It is easy to fall into the trap of assuming that because fixed term parliaments are a bad thing, a general election would have taken place by now were it not for the Fixed Terms Parliament Act.
But is this really so? Prime Ministers tend to engineer general elections when they have a clear lead in the polls. Cameron hasn’t had such a lead since the start of this Parliament – not one, at any rate, that would make a Conservative majority government probable. So there is no reason to believe that had the Act not been in place this languishing Parliament would have been put out of its misery.
It can, of course, be argued that, had the Act not been in place, David Cameron would have governed with a four-year rather than a five-year cycle in mind – and have succeeded in getting his Party into a winning position by, say, last May. Both Margaret Thatcher and Tony Blair were able to govern in this way, gaining their victories at the end of four-year parliaments.

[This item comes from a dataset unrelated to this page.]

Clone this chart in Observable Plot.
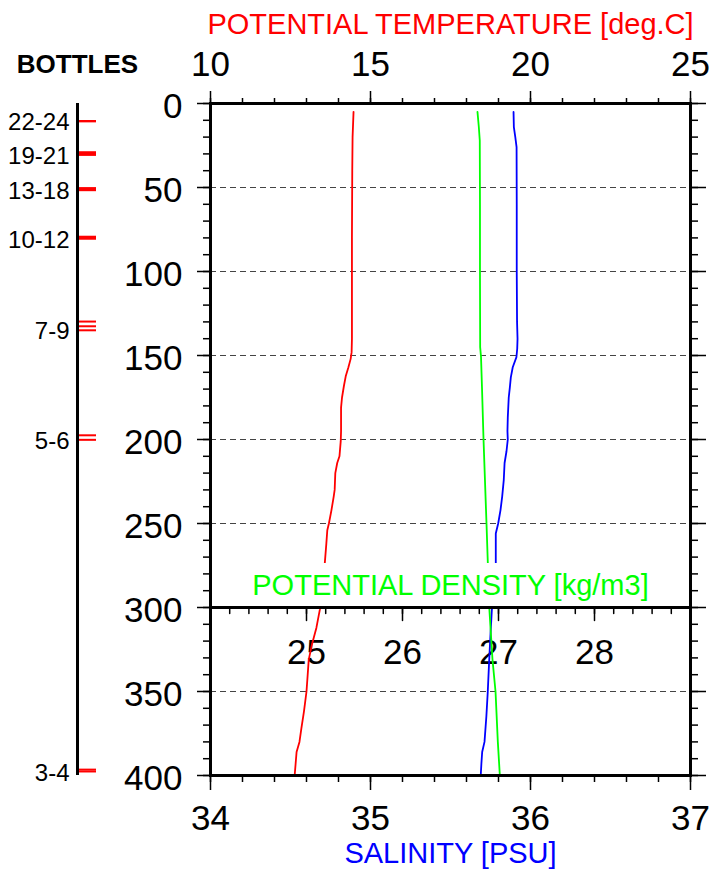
<!DOCTYPE html>
<html><head><meta charset="utf-8">
<script src="https://cdn.jsdelivr.net/npm/d3@7"></script>
<script src="https://cdn.jsdelivr.net/npm/@observablehq/plot@0.6"></script>
<style>
body{margin:0;background:#fff;}
#chart{position:relative;width:714px;height:869px;}
#chart svg{position:absolute;left:0;top:0;overflow:visible;background:transparent;}
</style>
</head><body><div id="chart"></div>
<script>
// ---------- data ----------
const tempDepths = [5, 20, 40, 80, 140, 148, 152, 157, 162, 168, 175, 181, 195, 201, 210, 214, 220, 230, 234, 242, 250, 254, 262, 274, 288, 301, 312, 322, 331, 342, 350, 362, 372, 380, 386, 393, 400];
const tempValues = [14.47, 14.44, 14.43, 14.42, 14.42, 14.41, 14.38, 14.31, 14.23, 14.17, 14.11, 14.08, 14.08, 14.07, 14.03, 13.96, 13.90, 13.88, 13.85, 13.78, 13.70, 13.65, 13.62, 13.57, 13.50, 13.42, 13.31, 13.17, 13.07, 13.03, 13.00, 12.92, 12.84, 12.78, 12.69, 12.66, 12.63];

const salDepths = [5, 14, 20, 26, 60, 100, 130, 140, 146, 151, 157, 163, 169, 175, 187, 195, 200, 207, 214, 224, 234, 242, 250, 256, 266, 274, 288, 302, 316, 331, 350, 365, 380, 386, 393, 400];
const salValues = [35.894, 35.896, 35.905, 35.913, 35.914, 35.914, 35.916, 35.919, 35.917, 35.912, 35.889, 35.877, 35.871, 35.864, 35.858, 35.856, 35.858, 35.850, 35.838, 35.833, 35.823, 35.8125, 35.798, 35.783, 35.783, 35.783, 35.770, 35.758, 35.750, 35.742, 35.733, 35.724, 35.7125, 35.698, 35.693, 35.689];

const densDepths = [5, 14, 22, 60, 100, 145, 151, 169, 200, 234, 250, 274, 302, 331, 350, 380, 400];
const densValues = [26.781, 26.795, 26.805, 26.807, 26.807, 26.809, 26.818, 26.828, 26.844, 26.865, 26.875, 26.889, 26.906, 26.9375, 26.969, 26.993, 27.014];

const bottleNumbers = [3, 4, 5, 6, 7, 8, 9, 10, 11, 12, 13, 14, 15, 16, 17, 18, 19, 20, 21, 22, 23, 24];
const bottleDepths  = [396.5, 397.6, 197.5, 200.2, 129.8, 132.6, 135.0, 79.3, 79.9, 80.5, 50.4, 50.6, 50.9, 51.1, 51.4, 51.6, 29.0, 29.8, 30.6, 10.5, 10.5, 10.5];
const bottleGroups = ["3-4", "5-6", "7-9", "10-12", "13-18", "19-21", "22-24"];

const tempMajor = [10, 15, 20, 25];
const salMajor = [34, 35, 36, 37];
const densLabels = [25, 26, 27, 28];
const depthMajor = [0, 50, 100, 150, 200, 250, 300, 350, 400];
const gridDepths = [50, 100, 150, 200, 250, 350];
const densityAxisDepth = 300;

const titleTemp = "POTENTIAL TEMPERATURE [deg.C]";
const titleSal = "SALINITY [PSU]";
const titleDens = "POTENTIAL DENSITY [kg/m3]";
const titleBottles = "BOTTLES";

// ---------- layout ----------
const FONT = "'Liberation Sans', Arial, Helvetica, sans-serif";
const W = 714, H = 869;
const M = {top: 103, right: 24, bottom: 94, left: 210};
const salDomain = [34, 37], tempDomain = [10, 25], densDomain = [24, 29], depthDomain = [0, 400];
const lin = (a, b) => v => b[0] + (v - a[0]) * (b[1] - b[0]) / (a[1] - a[0]);
const tToX = lin(tempDomain, salDomain), xToT = lin(salDomain, tempDomain), dToX = lin(densDomain, salDomain);
const pxPerM = (H - M.top - M.bottom) / (depthDomain[1] - depthDomain[0]);

const tempMinor = d3.range(0, 16).map(i => 10 + i);
const salMinor = d3.range(0, 16).map(i => 34 + i * 0.2);
const densMinor = d3.range(0, 26).map(i => 24 + i * 0.2);
const depthMinor = d3.range(0, 41).map(i => i * 10);

const profile = (depths, values, f) => depths.map((d, i) => ({depth: d, x: f(values[i])}));
const tickShape = {draw(ctx, l) { ctx.moveTo(0, 0); ctx.lineTo(0, -l); }};
const blank = () => "";

const main = Plot.plot({
  width: W, height: H,
  marginTop: M.top, marginRight: M.right, marginBottom: M.bottom, marginLeft: M.left,
  style: {fontFamily: FONT, background: "transparent", overflow: "visible"},
  x: {domain: salDomain},
  y: {domain: depthDomain, reverse: true},
  marks: [
    Plot.ruleY(gridDepths, {stroke: "#444", strokeWidth: 1.1, strokeDasharray: "6,4"}),
    Plot.text(densLabels, {x: d => dToX(d), y: densityAxisDepth, dy: 45, text: d => String(d), fontSize: 35, fill: "black", lineAnchor: "middle"}),
    Plot.line(profile(tempDepths, tempValues, tToX), {x: "x", y: "depth", stroke: "#ff0000", strokeWidth: 1.8}),
    Plot.line(profile(salDepths, salValues, v => v), {x: "x", y: "depth", stroke: "#0000ff", strokeWidth: 1.8}),
    Plot.line(profile(densDepths, densValues, dToX), {x: "x", y: "depth", stroke: "#00ff00", strokeWidth: 1.8}),
    Plot.rect([0], {x1: salDomain[0], x2: salDomain[1], y1: densityAxisDepth, y2: densityAxisDepth - 44 / pxPerM, fill: "white"}),
    Plot.text([titleDens], {y: densityAxisDepth, dy: -21.5, text: d => d, fill: "#00ff00", fontSize: 29, lineAnchor: "middle"}),
    Plot.frame({stroke: "black", strokeWidth: 3}),
    Plot.ruleY([densityAxisDepth], {stroke: "black", strokeWidth: 3}),
    Plot.vector(densMinor, {x: d => dToX(d), y: densityAxisDepth, length: 6, rotate: 180, anchor: "start", shape: tickShape, stroke: "black", strokeWidth: 1.5}),
    Plot.vector(densLabels, {x: d => dToX(d), y: densityAxisDepth, length: 13, rotate: 180, anchor: "start", shape: tickShape, stroke: "black", strokeWidth: 1.5}),
    // top (temperature) axis
    Plot.axisX({anchor: "top", ticks: tempMinor.map(tToX), tickSize: 6, tickFormat: blank, label: null, strokeWidth: 1.5}),
    Plot.axisX({anchor: "top", ticks: tempMajor.map(tToX), tickSize: 13, tickPadding: 15, tickFormat: d => String(Math.round(xToT(d))), fontSize: 35, label: null, strokeWidth: 1.5}),
    // bottom (salinity) axis
    Plot.axisX({anchor: "bottom", ticks: salMinor, tickSize: 7, tickFormat: blank, label: null, strokeWidth: 1.5}),
    Plot.axisX({anchor: "bottom", ticks: salMajor, tickSize: 15, tickPadding: 15, tickFormat: d => String(d), fontSize: 35, label: null, strokeWidth: 1.5}),
    // depth axes
    Plot.axisY({anchor: "left", ticks: depthMinor, tickSize: 7, tickFormat: blank, label: null, strokeWidth: 1.5}),
    Plot.axisY({anchor: "left", ticks: depthMajor, tickSize: 13, tickFormat: blank, label: null, strokeWidth: 1.5}),
    Plot.axisY({anchor: "left", ticks: depthMajor, tickSize: 0, tickPadding: 28, dy: 3, tickFormat: d => String(d), fontSize: 35, label: null}),
    Plot.axisY({anchor: "right", ticks: depthMinor, tickSize: 7, tickFormat: blank, label: null, strokeWidth: 1.5}),
    Plot.axisY({anchor: "right", ticks: depthMajor, tickSize: 15, tickFormat: blank, label: null, strokeWidth: 1.5}),
    // titles
    Plot.text([titleTemp], {frameAnchor: "top", lineAnchor: "middle", dy: -79, text: d => d, fill: "#ff0000", fontSize: 29}),
    Plot.text([titleSal], {frameAnchor: "bottom", lineAnchor: "middle", dy: 78.5, text: d => d, fill: "#0000ff", fontSize: 29})
  ]
});

const groupDepth = g => {
  const [a, b] = g.split("-").map(Number);
  return d3.max(bottleNumbers.map((n, i) => (n >= a && n <= b) ? bottleDepths[i] : NaN).filter(v => !isNaN(v)));
};

const bottles = Plot.plot({
  width: 150, height: H,
  marginTop: M.top, marginBottom: M.bottom, marginLeft: 77, marginRight: 54,
  style: {fontFamily: FONT, background: "transparent", overflow: "visible"},
  x: {domain: [0, 1], axis: null},
  y: {domain: depthDomain, reverse: true, axis: null},
  marks: [
    Plot.ruleY(bottleDepths, {x1: 0, x2: 1, stroke: "#ff0000", strokeWidth: 2}),
    Plot.ruleX([0], {stroke: "black", strokeWidth: 3}),
    Plot.text(bottleGroups, {x: 0, y: groupDepth, text: d => d, dx: -8, dy: 1.5, textAnchor: "end", lineAnchor: "middle", fontSize: 24, fill: "black"}),
    Plot.text([titleBottles], {x: 0, frameAnchor: "top", lineAnchor: "middle", dy: -39, text: d => d, fontWeight: "bold", fontSize: 26, fill: "black"})
  ]
});

const chart = document.getElementById("chart");
chart.appendChild(main);
chart.appendChild(bottles);
</script>
</body></html>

However, the comparison isn’t a good one. Thatcher and Blair had big majorities and, for much of their terms, presided over booming economies. Cameron’s position is more like that of John Major, who didn’t have a majority either by the end of his second term as Prime Minister, and had to cut spending and raise taxes to get the economy back on the straight and narrow. That term ran the full five years.
I am not a supporter of the Act. But there’s no good reason to believe that we would have had an election by now had it not been passed.